Alessandro de Sá Guimarães, pesquisador da Embrapa Gado de Leite, segue a mesma linha de Silva, e comenta que o uso de anti-inflamatório de fato depende do tipo de mastite que o animal apresenta. “No caso da clínica, que tem uma inflamação e desconforto grande, esse medicamento tem uma função bastante importante para acelerar o processo de recuperação do animal”, declara. Além disso, ele diz que no Brasil, o produtor tem o costume de utilizar automaticamente antibióticos, porém, sem a identificação do agente patogênico causador da inflamação, o medicamento pode não ser efetivo no rebanho. “Nem sempre deve ser usado. O ideal é o produtor fazer uma coleta da amostra de leite e identificar o patógeno que causa a mastite”. A partir daí, dependendo do grupo, se indica o uso ou não do biótico. “Hoje existe tecnologia para se fazer isso dentro da fazenda e em 24 horas o produtor tem o teste microbiológico para tomar a decisão”, declara.
Silva comenta que há uma crescente nos diagnósticos dentro das fazendas, e dá uma dica para quem faz isso. “Uma vez que a mastite vai ser identificada pelos sintomas, faça o primeiro tratamento com anti-inflamatório, enquanto se leva o leite para a análise bacteriana. Dependendo do tipo constatado aí se define o uso de antibiótico”. Segundo ele, estudos apontam que cerca de 50% dos casos não possuem crescimento de bactéria, o que permite a recuperação do gado apenas com o anti-inflamatório. “É preciso entender que são dois medicamentos sinérgicos, que devem ser utilizados de forma racional, baseado na prescrição de um médico veterinário”, diz.
Rebanho sob vigia
Estima-se que a mastite cause até 15% de perda na produção de leite no País, o que gera 70% dos gastos com a doença. Mas, este não é o único problema ocasionado por ela. O gerente da Boehringer comenta que é preciso pensar em tudo que a enfermidade causa, como, por exemplo, o impacto de fertilidade. “Vacas doentes têm suas taxas de concepção diminuídas. Então, quando o pecuarista utiliza o anti-inflamatório de aplicação única em animais doentes de grau um ou grau dois, aumenta a taxa de concepção, diminuindo o número de inseminações para a vaca emprenhar”, declara. Assim sendo, para ele, falar de mastite não se resume apenas na redução da produção do leite. “Temos que nos atentar além da inflamação em si, principalmente no que se refere a ingestão de matéria seca, longevidade e o bem-estar do rabanho”.

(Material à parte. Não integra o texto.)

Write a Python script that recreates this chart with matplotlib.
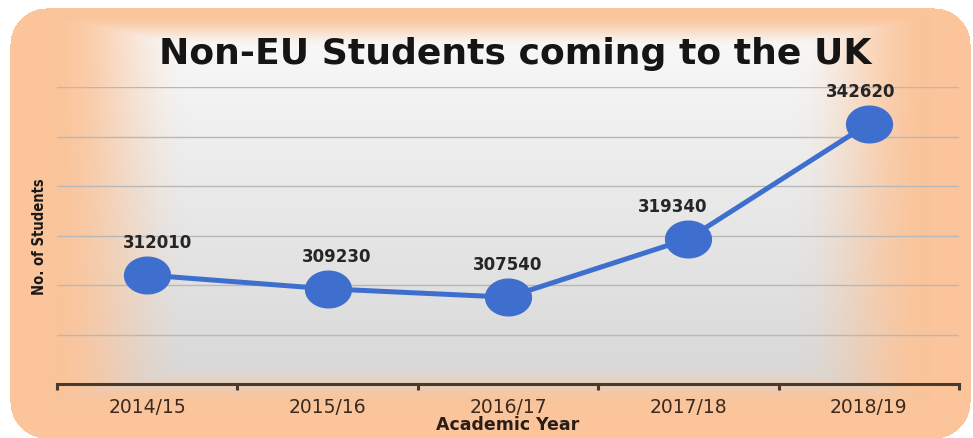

Ainda em relação a qualidade do leite, do ponto de vista de resultado, Guimarães, pesquisador da Embrapa, comenta que é preciso desmistificar que o anti-inflamatório tenha alguma influência. “O que ocasiona problema na qualidade é a doença em si, que traz reflexos negativos na composição do alimento, gerando prejuízos financeiros ao produtor”.
Lidar com a realidade
Quem tem rebanho leiteiro vai ter que lidar com a mastite, não existe pecuarista no mundo que não sofra com essa doença, e Silva reforça que o produtor tem que deixar de ver a enfermidade relacionada apenas ao problema de produção, deixando outros aspectos de lado. “É uma reação em cadeia, onde um ponto de partida pode desaguar em diversos problemas se não for tratado corretamente”.
Para o produtor evitar maiores dores de cabeça, o cuidado com a prevenção se torna tão importante quanto o tipo de medicamento que será utilizado. “Sempre quando falamos de doenças, temos que trabalhar fortemente a prevenção, e no caso da mastite há procedimentos que são feitos na fazenda que pode controlá-la e ajudar a diminuir a incidência”, declara. Dessa maneira, segundo o gerente, o pecuarista vai garantir que o rebanho esteja confortável e saudável, aumentando automaticamente a produção e o rendimento na propriedade.